▶ **Goal**:
List each line holding the string "this".

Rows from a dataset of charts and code
===

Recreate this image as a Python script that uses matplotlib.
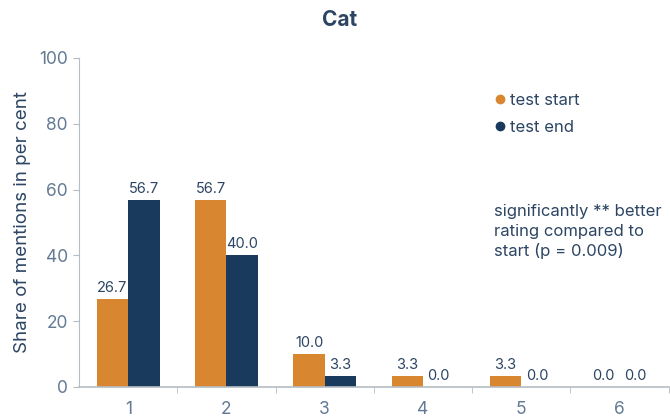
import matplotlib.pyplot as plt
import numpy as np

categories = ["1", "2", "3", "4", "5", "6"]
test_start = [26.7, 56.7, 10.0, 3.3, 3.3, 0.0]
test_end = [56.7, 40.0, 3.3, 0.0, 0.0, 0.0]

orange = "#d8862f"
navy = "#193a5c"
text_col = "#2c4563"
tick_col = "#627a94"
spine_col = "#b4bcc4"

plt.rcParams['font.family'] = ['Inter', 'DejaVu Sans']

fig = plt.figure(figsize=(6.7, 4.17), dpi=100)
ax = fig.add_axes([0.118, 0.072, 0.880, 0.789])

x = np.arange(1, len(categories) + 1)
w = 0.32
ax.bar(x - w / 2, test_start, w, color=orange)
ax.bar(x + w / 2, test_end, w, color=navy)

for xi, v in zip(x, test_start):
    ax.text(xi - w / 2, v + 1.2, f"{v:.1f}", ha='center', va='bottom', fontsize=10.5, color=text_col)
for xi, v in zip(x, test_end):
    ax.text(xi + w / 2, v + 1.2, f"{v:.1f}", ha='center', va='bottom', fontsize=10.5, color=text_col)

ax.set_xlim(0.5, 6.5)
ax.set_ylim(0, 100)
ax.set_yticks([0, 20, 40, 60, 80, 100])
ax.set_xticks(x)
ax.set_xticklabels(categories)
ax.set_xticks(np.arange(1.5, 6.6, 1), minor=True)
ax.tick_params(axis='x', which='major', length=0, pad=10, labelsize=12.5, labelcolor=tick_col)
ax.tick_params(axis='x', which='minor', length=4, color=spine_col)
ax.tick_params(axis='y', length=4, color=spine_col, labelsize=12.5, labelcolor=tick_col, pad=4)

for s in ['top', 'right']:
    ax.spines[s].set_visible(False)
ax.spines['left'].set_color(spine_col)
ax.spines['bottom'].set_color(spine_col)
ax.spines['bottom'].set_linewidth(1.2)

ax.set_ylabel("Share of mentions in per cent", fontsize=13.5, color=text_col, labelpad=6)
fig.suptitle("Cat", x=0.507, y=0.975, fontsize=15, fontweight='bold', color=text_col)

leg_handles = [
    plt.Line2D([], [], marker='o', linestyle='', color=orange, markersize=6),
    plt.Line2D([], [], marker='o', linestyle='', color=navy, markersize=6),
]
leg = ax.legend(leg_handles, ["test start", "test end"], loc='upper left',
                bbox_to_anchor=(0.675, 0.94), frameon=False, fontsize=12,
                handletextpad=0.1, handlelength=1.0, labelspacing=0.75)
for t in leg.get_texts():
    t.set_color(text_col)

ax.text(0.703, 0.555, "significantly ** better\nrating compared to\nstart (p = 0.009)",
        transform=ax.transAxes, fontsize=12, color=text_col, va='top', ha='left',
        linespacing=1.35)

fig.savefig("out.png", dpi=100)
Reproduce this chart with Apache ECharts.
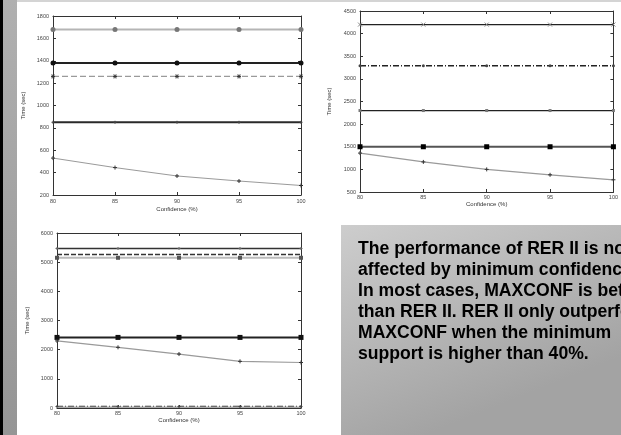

===

▶ **Full solution**:
Recreate this image as a Python script that uses matplotlib.
Reproduce this chart with Apache ECharts.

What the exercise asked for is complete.